With the National Robotics Challenge just a day away, the Montpelier High School Robotics class sought some professional advice on their entries into the competition. As has been the tradition since the Robotics course began at Montpelier a few years ago, the team traveled to C.K. Technologies in order to receive the input of the company’s technical experts.
The two parties met in the office area’s conference room within the building, as robots created by the students were put on display for the C.K. Employees to give their opinions. During this time, pizza was provided for all in attendance, and technical talk soon merged with casual conversation.
But C.K. was not content to simply dispense their wisdom upon the Montpelier class. They also elected to show their support with a monetary donation. The corporation itself awarded the program $2,000. However, through a fundraising campaign put on by some of the company’s employees, the total donation handed out amounted to just under $3,000.
Next, the competitors-to-be were allowed to parade their robots around the cubicals of the office, before settling on an open space for which to show what they could do. Several smaller models rammed into each other at high speeds as their creators controlled them remotely. Then, the big machine made its way into the area. Carrying the moniker Hoosier Daddy, the behemoth was roughly twice the size of the other machines present.
Some of the employees got in on the fun as well. Students handed over their controllers, and the adults briefly felt a level of enjoyment usually reserved for children.

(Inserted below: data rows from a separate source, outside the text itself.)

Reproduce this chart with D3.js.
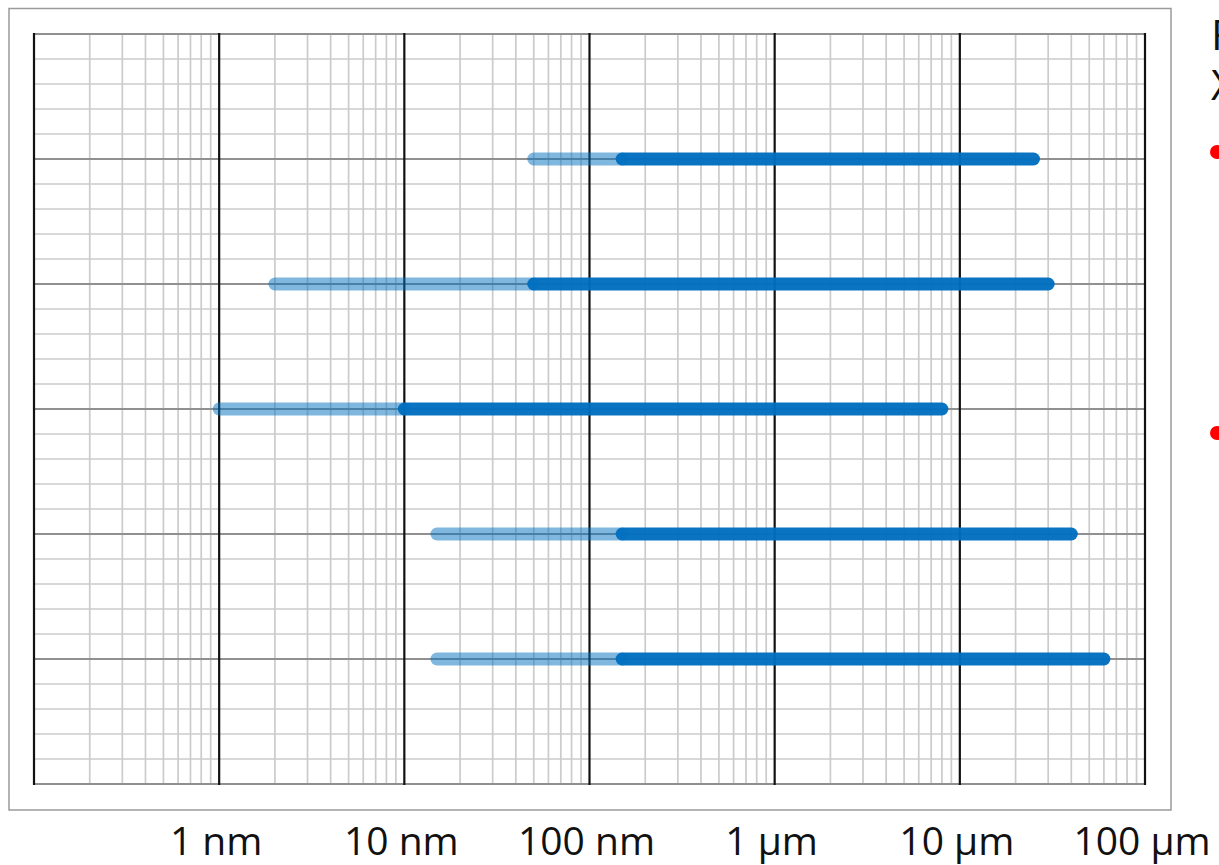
<!DOCTYPE html>
<html>
<head>
<meta charset="utf-8">
<script src="https://cdn.jsdelivr.net/npm/d3@7"></script>
<style>
  html, body { margin: 0; padding: 0; background: #fff; overflow: hidden; }
  svg { display: block; font-family: "Open Sans", "Noto Sans", sans-serif; }
</style>
</head>
<body>
<svg id="chart" width="1219" height="865"></svg>
<script>
// ranges, in nanometres, one entry per row (top to bottom)
const rows = [1, 2, 3, 4, 5];
const lightStart = [50, 2, 1, 15, 15];
const darkStart = [150, 50, 10, 150, 150];
const darkEnd = [25000, 30000, 8000, 40000, 60000];

// axis ticks
const tickValues = [1, 10, 100, 1000, 10000, 100000];
const tickLabels = ["1 nm", "10 nm", "100 nm", "1 µm", "10 µm", "100 µm"];

// side text (cut off by the page edge)
const sideLines = ["F", "X"];
const sideBullets = [0, 1];

const plot = {left: 34, right: 1145, top: 34, bottom: 784};

const svg = d3.select("#chart");

const x = d3.scaleLog()
    .domain([0.1, 100000])
    .range([plot.left, plot.right]);

// 6 major row intervals, each split into 5 minor steps
const y = d3.scaleLinear()
    .domain([0, 6])
    .range([plot.top, plot.bottom]);

// outer frame
svg.append("rect")
    .attr("x", 9).attr("y", 8.5)
    .attr("width", 1162).attr("height", 801.5)
    .attr("fill", "none")
    .attr("stroke", "#9a9a9a")
    .attr("stroke-width", 1.5);

const grid = svg.append("g");

// horizontal grid, minor then major
const hMinor = d3.range(0, 31).map(d => d / 5).filter((d, i) => i % 5 !== 0);
const hMajor = d3.range(0, 7);

grid.selectAll(".h-minor")
    .data(hMinor)
    .enter().append("line")
    .attr("class", "h-minor")
    .attr("x1", plot.left).attr("x2", plot.right)
    .attr("y1", d => y(d)).attr("y2", d => y(d))
    .attr("stroke", "#cbcbcb")
    .attr("stroke-width", 1.7);

// vertical minor lines (2..9 of each decade)
const vMinor = x.ticks().filter(d => {
    const m = d / Math.pow(10, Math.floor(Math.log10(d) + 1e-9));
    return Math.abs(m - 1) > 1e-6;
});

grid.selectAll(".v-minor")
    .data(vMinor)
    .enter().append("line")
    .attr("class", "v-minor")
    .attr("x1", d => x(d)).attr("x2", d => x(d))
    .attr("y1", plot.top).attr("y2", plot.bottom)
    .attr("stroke", "#cbcbcb")
    .attr("stroke-width", 1.7);

grid.selectAll(".h-major")
    .data(hMajor)
    .enter().append("line")
    .attr("class", "h-major")
    .attr("x1", plot.left).attr("x2", plot.right)
    .attr("y1", d => y(d)).attr("y2", d => y(d))
    .attr("stroke", "#909090")
    .attr("stroke-width", 1.8);

// decade lines
const decades = [0.1].concat(tickValues);
grid.selectAll(".v-major")
    .data(decades)
    .enter().append("line")
    .attr("class", "v-major")
    .attr("x1", d => x(d)).attr("x2", d => x(d))
    .attr("y1", plot.top - 1).attr("y2", plot.bottom + 1)
    .attr("stroke", "#111")
    .attr("stroke-width", 2.2);

// range bars
const bars = svg.append("g")
    .attr("stroke-linecap", "round")
    .attr("stroke-width", 13);

bars.selectAll(".light")
    .data(rows)
    .enter().append("line")
    .attr("class", "light")
    .attr("x1", (d, i) => x(lightStart[i]))
    .attr("x2", (d, i) => x(darkStart[i]))
    .attr("y1", d => y(d)).attr("y2", d => y(d))
    .attr("stroke", "#0070c0")
    .attr("stroke-opacity", 0.5);

bars.selectAll(".dark")
    .data(rows)
    .enter().append("line")
    .attr("class", "dark")
    .attr("x1", (d, i) => x(darkStart[i]))
    .attr("x2", (d, i) => x(darkEnd[i]))
    .attr("y1", d => y(d)).attr("y2", d => y(d))
    .attr("stroke", "#006ebf")
    .attr("stroke-opacity", 0.96);

// axis labels below the frame
svg.append("g")
    .selectAll("text")
    .data(tickValues)
    .enter().append("text")
    .attr("x", d => x(d) - 3)
    .attr("y", 855)
    .attr("text-anchor", "middle")
    .attr("font-size", 39)
    .attr("fill", "#111")
    .text((d, i) => tickLabels[i]);

// clipped side text
svg.append("g")
    .selectAll("text")
    .data(sideLines)
    .enter().append("text")
    .attr("x", 1211)
    .attr("y", (d, i) => 50 + i * 50)
    .attr("font-size", 42)
    .attr("fill", "#111")
    .text(d => d);

svg.append("g")
    .selectAll("circle")
    .data(sideBullets)
    .enter().append("circle")
    .attr("cx", 1217)
    .attr("cy", (d, i) => [152, 433][i])
    .attr("r", 7)
    .attr("fill", "#ff0000");
</script>
</body>
</html>
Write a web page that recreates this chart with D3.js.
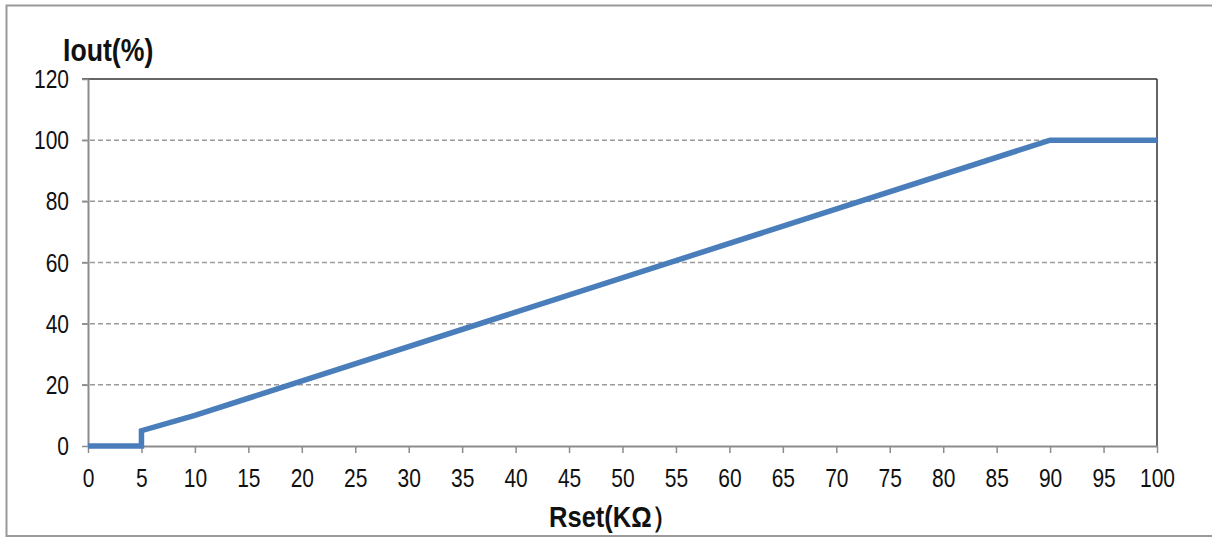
<!DOCTYPE html>
<html>
<head>
<meta charset="utf-8">
<script src="https://cdn.jsdelivr.net/npm/d3@7"></script>
<style>
html,body{margin:0;padding:0;background:#fff;}
svg{display:block;}
text{font-family:"Liberation Sans",Arial,sans-serif;fill:#111;}
</style>
</head>
<body>
<svg id="chart" width="1212" height="538"></svg>
<script>
// Data
const rsetValues = [0, 5, 5, 10, 90, 100];
const ioutValues = [0, 0, 5, 10, 100, 100];
const xTicks = [0,5,10,15,20,25,30,35,40,45,50,55,60,65,70,75,80,85,90,95,100];
const yTicks = [0,20,40,60,80,100,120];
const yTitle = "Iout(%)";
const xTitle = "Rset(KΩ）";

(function(){
const svg = d3.select("#chart");
const pLeft = 88, pRight = 1157, pTop = 79, pBottom = 446;

// outer frame
svg.append("rect").attr("x",6.5).attr("y",5.5).attr("width",1220).attr("height",530.5)
  .attr("fill","none").attr("stroke","#9a9a9a").attr("stroke-width",2);

const x = d3.scaleLinear().domain([0,100]).range([pLeft,pRight]);
const y = d3.scaleLinear().domain([0,120]).range([pBottom,pTop]);

// gridlines
svg.append("g").selectAll("line").data(yTicks.filter(v=>v>0 && v<120)).join("line")
  .attr("x1",pLeft-6).attr("x2",pRight).attr("y1",d=>y(d)).attr("y2",d=>y(d))
  .attr("stroke","#9a9a9a").attr("stroke-width",1.5).attr("stroke-dasharray","5,3");

// top and right border
svg.append("line").attr("x1",pLeft-6).attr("x2",pRight).attr("y1",y(120)).attr("y2",y(120))
  .attr("stroke","#333").attr("stroke-width",1.5);
svg.append("line").attr("x1",pRight).attr("x2",pRight).attr("y1",y(120)).attr("y2",y(0))
  .attr("stroke","#333").attr("stroke-width",1.5);

// axes
const xAxis = d3.axisBottom(x).tickValues(xTicks).tickSize(7).tickSizeOuter(0).tickFormat(d=>d);
const gx = svg.append("g").attr("transform",`translate(0,${pBottom})`).call(xAxis);
gx.select(".domain").attr("stroke","#8c8c8c").attr("stroke-width",2);
gx.selectAll(".tick line").attr("stroke","#8c8c8c").attr("stroke-width",1.5);
gx.selectAll(".tick text").attr("font-size",25).attr("fill","#111")
  .attr("font-family","'Liberation Sans',Arial,sans-serif")
  .attr("y",0).attr("dy",null)
  .attr("transform","translate(0,41) scale(0.84,1)");

const yAxis = d3.axisLeft(y).tickValues(yTicks).tickSize(6).tickSizeOuter(0).tickFormat(d=>d);
const gy = svg.append("g").attr("transform",`translate(${pLeft},0)`).call(yAxis);
gy.select(".domain").attr("stroke","#8c8c8c").attr("stroke-width",2);
gy.selectAll(".tick line").attr("stroke","#8c8c8c").attr("stroke-width",1.5);
gy.selectAll(".tick text").attr("font-size",25).attr("fill","#111")
  .attr("font-family","'Liberation Sans',Arial,sans-serif")
  .attr("x",0).attr("dy",null).attr("y",0).attr("dominant-baseline","central")
  .attr("text-anchor","end")
  .attr("transform","translate(-19,0) scale(0.84,1)");

// line
const pts = rsetValues.map((v,i)=>[v, ioutValues[i]]);
svg.append("path").datum(pts)
  .attr("d", d3.line().x(d=>x(d[0])).y(d=>y(d[1])))
  .attr("fill","none").attr("stroke","#4A7EBB").attr("stroke-width",5.5)
  .attr("stroke-linejoin","miter");

// titles
svg.append("text").text(yTitle).attr("font-weight","bold").attr("font-size",31)
  .attr("text-anchor","start")
  .attr("transform","translate(63,61) scale(0.86,1)");
svg.append("text").text(xTitle).attr("font-weight","bold").attr("font-size",29)
  .attr("text-anchor","middle")
  .attr("transform","translate(613,527) scale(0.88,1)");
})();
</script>
</body>
</html>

So much so, in fact, that they decided to return the favor.
A few of the C.K. employees offered to take the class on a tour of their facility, which has a number of unique robotics assisting workers in everyday tasks. The students eagerly accepted. Walking the floor of the injection molding factory, the group stopped by several presses as the jobs of different robots were explained to the knowledge absorbing students.
“Like a kid in a candy store.” Robotics teacher Lester Orndorff described his class.
Unfortunately, all good things must come to an end. And the tour was finished early enough to allow the students to finish out their school day, much to their chagrin. Still, they couldn’t have been too upset, as their trip to Marion, Ohio for the Robotics Challenge was to keep them out of school for the following two days.